To Schaus belongs credit for reproductive prints that allied Goupil with such American artists as George Caleb Bingham, Felix Octavius Carr Darley, Emanuel Leutze, Junius Brutus Stearns, and Richard Caton Woodville, as well as Mount. Schaus was also behind most of the topographical views that made Goupil a leading publisher of subjects of current interest to Americans. Fortunately, Schaus's successor at 289 Broadway, Michael Knoedler (like Schaus, a German who entered Goupil's employ in Paris as a young man) (14) perpetuated Goupil's involvement with American art. However, it was Schaus who integrated Goupil into the American art world and vice versa.

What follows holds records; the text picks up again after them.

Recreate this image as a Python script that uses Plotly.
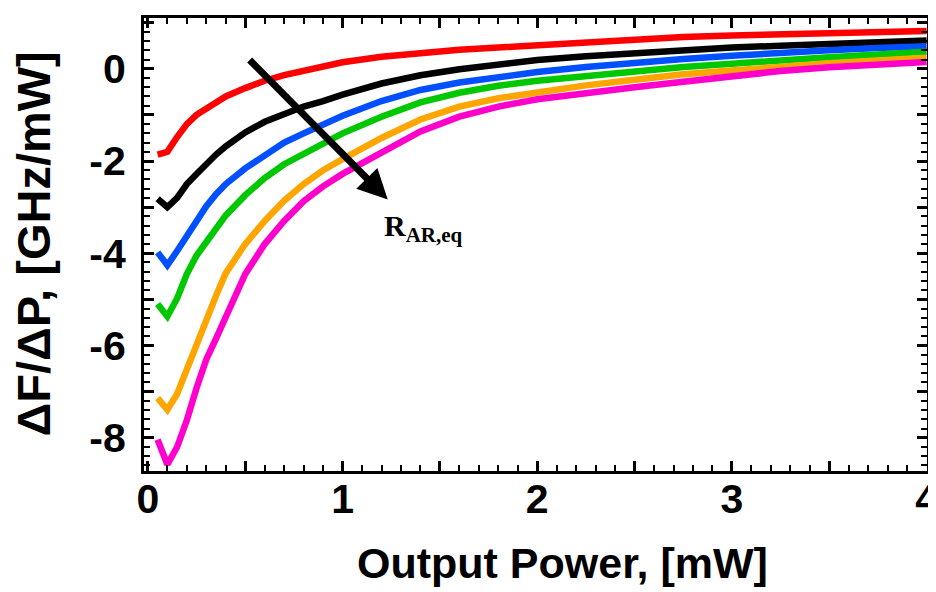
import plotly.graph_objects as go

# Output power (mW)
power = [0.05, 0.1, 0.15, 0.2, 0.25, 0.3, 0.35, 0.4, 0.5, 0.6, 0.7, 0.8, 0.9, 1.0,
         1.2, 1.4, 1.6, 1.8, 2.0, 2.25, 2.5, 2.75, 3.0, 3.25, 3.5, 3.75, 4.0]

# dF/dP (GHz/mW) for increasing R_AR,eq
red = [-1.86, -1.80, -1.48, -1.20, -1.00, -0.86, -0.72, -0.60, -0.42, -0.26, -0.14, -0.04, 0.06, 0.14,
       0.26, 0.35, 0.41, 0.46, 0.51, 0.58, 0.64, 0.69, 0.72, 0.75, 0.77, 0.80, 0.82]
black = [-2.82, -3.00, -2.80, -2.50, -2.28, -2.06, -1.86, -1.68, -1.38, -1.15, -0.97, -0.82, -0.70, -0.56,
         -0.32, -0.14, -0.01, 0.10, 0.19, 0.27, 0.34, 0.41, 0.46, 0.50, 0.54, 0.58, 0.61]
blue = [-3.98, -4.26, -3.95, -3.62, -3.30, -2.98, -2.72, -2.50, -2.16, -1.86, -1.60, -1.40, -1.22, -1.02,
        -0.70, -0.46, -0.30, -0.17, -0.07, 0.04, 0.14, 0.21, 0.28, 0.35, 0.40, 0.45, 0.49]
green = [-5.10, -5.37, -4.98, -4.45, -4.05, -3.74, -3.44, -3.18, -2.74, -2.37, -2.07, -1.84, -1.64, -1.40,
         -1.04, -0.73, -0.52, -0.37, -0.26, -0.15, -0.05, 0.04, 0.11, 0.19, 0.25, 0.31, 0.37]
orange = [-7.14, -7.39, -7.05, -6.50, -5.95, -5.40, -4.92, -4.43, -3.80, -3.30, -2.86, -2.50, -2.20, -1.96,
          -1.50, -1.10, -0.82, -0.64, -0.50, -0.36, -0.24, -0.12, -0.04, 0.05, 0.12, 0.18, 0.24]
magenta = [-8.04, -8.58, -8.20, -7.62, -6.92, -6.30, -5.85, -5.38, -4.45, -3.80, -3.30, -2.87, -2.55, -2.28,
           -1.82, -1.36, -1.04, -0.82, -0.66, -0.52, -0.40, -0.28, -0.16, -0.05, 0.03, 0.09, 0.145]

series = [red, black, blue, green, orange, magenta]
colors = ["#ff0000", "#000000", "#0050ff", "#00c800", "#ffa500", "#ff00cc"]

x_tickvals = [0, 0.5, 1, 1.5, 2, 2.5, 3, 3.5, 4]
x_ticktext = ["0", "", "1", "", "2", "", "3", "", "4"]
y_tickvals = [-8, -7, -6, -5, -4, -3, -2, -1, 0, 1]
y_ticktext = ["-8", "", "-6", "", "-4", "", "-2", "", "0", ""]

fig = go.Figure()
for ys, c in zip(series, colors):
    fig.add_trace(go.Scatter(x=power, y=ys, mode="lines",
                             line=dict(color=c, width=6.5), showlegend=False))

axis_common = dict(
    showgrid=False, zeroline=False, showline=True, linecolor="black", linewidth=3,
    mirror="ticks", ticks="inside", ticklen=10, tickwidth=2.5, tickcolor="black",
    ticklabeloverflow="allow",
    tickfont=dict(family="Liberation Sans, Arial", size=41, color="black", weight="bold"),
)

fig.update_xaxes(range=[-0.02, 4.002], tickmode="array", tickvals=x_tickvals, ticktext=x_ticktext,
                 minor=dict(dtick=0.1, ticks="inside", ticklen=6, tickwidth=2, tickcolor="black"),
                 ticklabelstandoff=-10, **axis_common)
fig.update_yaxes(range=[-8.72, 1.1], tickmode="array", tickvals=y_tickvals, ticktext=y_ticktext,
                 minor=dict(dtick=0.2, ticks="inside", ticklen=6, tickwidth=2, tickcolor="black"),
                 ticklabelstandoff=7, **axis_common)

# arrow
fig.add_annotation(x=1.232, y=-2.835, ax=0.515, ay=0.223, xref="x", yref="y", axref="x", ayref="y",
                   showarrow=True, arrowhead=2, arrowsize=0.85, arrowwidth=7, arrowcolor="black", text="")
fig.add_annotation(x=1.20, y=-3.45, xref="x", yref="y", xanchor="left", yanchor="middle",
                   text="<b>R<sub>AR,eq</sub></b>", showarrow=False,
                   font=dict(family="Liberation Serif, Times New Roman", size=30, color="black"))

# axis titles
fig.add_annotation(x=0.534, y=0, xref="paper", yref="paper", yshift=-92, xanchor="center", yanchor="middle",
                   text="<b>Output Power, [mW]</b>", showarrow=False,
                   font=dict(family="Liberation Sans, Arial", size=43, color="black"))
fig.add_annotation(x=0, y=0.5, xref="paper", yref="paper", xshift=-111, xanchor="center", yanchor="middle",
                   textangle=-90, text="<b>ΔF/ΔP, [GHz/mW]</b>", showarrow=False,
                   font=dict(family="Liberation Sans, Arial", size=47, color="black"))

fig.update_layout(width=936, height=592, margin=dict(l=136, r=6, t=10, b=129),
                  plot_bgcolor="white", paper_bgcolor="white")

fig.write_html("out.html")
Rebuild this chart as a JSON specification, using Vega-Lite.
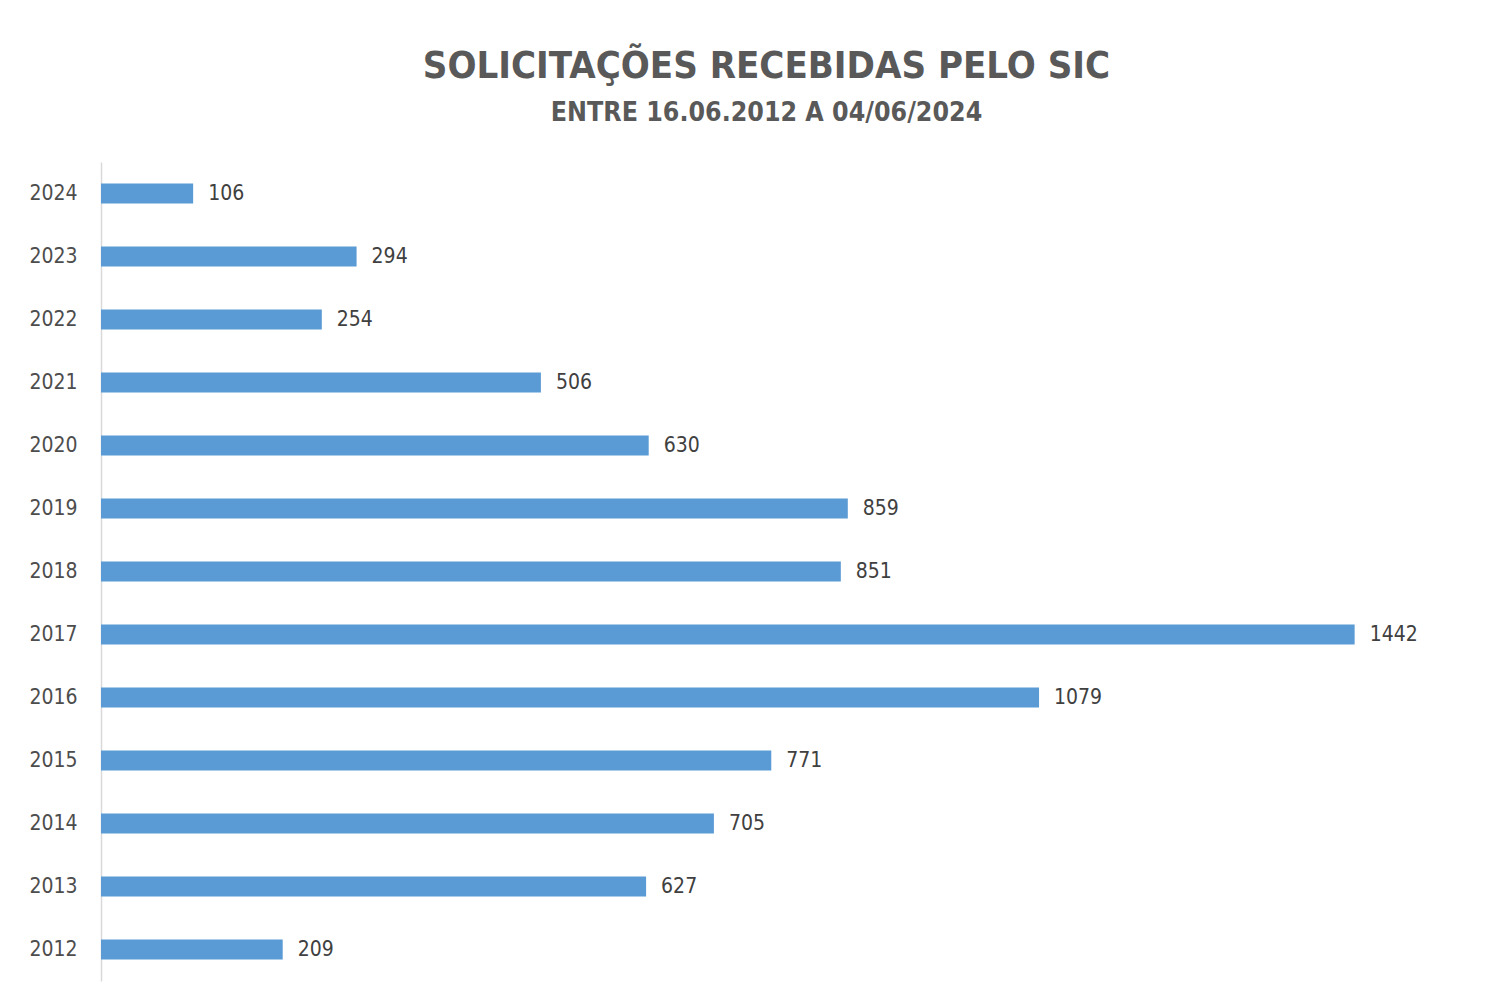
{
  "$schema": "https://vega.github.io/schema/vega-lite/v6.json",
  "width": 1391,
  "height": 819,
  "autosize": "none",
  "padding": {"left": 101, "top": 162, "right": 11, "bottom": 23},
  "background": "white",
  "title": {
    "text": "SOLICITAÇÕES RECEBIDAS PELO SIC",
    "subtitle": "ENTRE 16.06.2012 A 04/06/2024",
    "anchor": "middle",
    "dx": -30,
    "offset": 36,
    "font": "DejaVu Sans Condensed, sans-serif",
    "fontSize": 38,
    "fontWeight": "bold",
    "color": "#595959",
    "subtitleFont": "DejaVu Sans Condensed, sans-serif",
    "subtitleFontSize": 26.5,
    "subtitleFontWeight": "bold",
    "subtitleColor": "#595959",
    "subtitlePadding": 14
  },
  "data": {
    "values": [
      {"year": "2024", "value": 106},
      {"year": "2023", "value": 294},
      {"year": "2022", "value": 254},
      {"year": "2021", "value": 506},
      {"year": "2020", "value": 630},
      {"year": "2019", "value": 859},
      {"year": "2018", "value": 851},
      {"year": "2017", "value": 1442},
      {"year": "2016", "value": 1079},
      {"year": "2015", "value": 771},
      {"year": "2014", "value": 705},
      {"year": "2013", "value": 627},
      {"year": "2012", "value": 209}
    ]
  },
  "encoding": {
    "y": {
      "field": "year",
      "type": "nominal",
      "sort": null,
      "scale": {"paddingInner": 0.683, "paddingOuter": 0.3415},
      "axis": {
        "title": null,
        "ticks": false,
        "domainColor": "#d9d9d9",
        "domainWidth": 1.5,
        "labelPadding": 24,
        "labelFont": "DejaVu Sans Condensed, sans-serif",
        "labelFontSize": 21,
        "labelColor": "#4d4d4d",
        "labelFontWeight": "normal"
      }
    },
    "x": {
      "field": "value",
      "type": "quantitative",
      "scale": {"domain": [0, 1600], "nice": false},
      "axis": null
    }
  },
  "layer": [
    {"mark": {"type": "bar", "color": "#5B9BD5"}},
    {
      "mark": {
        "type": "text",
        "align": "left",
        "baseline": "middle",
        "dx": 15,
        "font": "DejaVu Sans Condensed, sans-serif",
        "fontSize": 21,
        "color": "#404040"
      },
      "encoding": {"text": {"field": "value", "type": "quantitative"}}
    }
  ],
  "config": {"view": {"stroke": null}, "axis": {"grid": false}}
}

If his German background inclined him to appreciate American art, especially American genre painting, with its northern European roots, his personality allowed him to mix easily with Americans, as his correspondence with Mount attests. (15) By the time he broke with Goupil in August 1852, he had either published or planned publication of at least half of the more than two hundred American prints the Maison Goupil published between 1830 and 1880. So comfortable was he in New York that, when the break occurred, almost his first act was to become a naturalized American. (16)

In line with print publishers' usual practice, Goupil, Vibert and Company classified its stock first by technique--line engraving, aquatint and mezzotint engraving, lithography--then by subject, such as views, portraits, and genre. Schaus sought appropriate American material in all three subject categories. No sooner was The Force of Music dispatched to Paris for reproduction than he began a collaboration with an immigrant German artist, Augustus Kollner, on an ambitious series of topographical views of American cities and monuments (see Pl. V). The first six of the series, announced on October 28, 1848, were the first of Goupil, Vibert and Company's prints of American subjects actually to reach the market.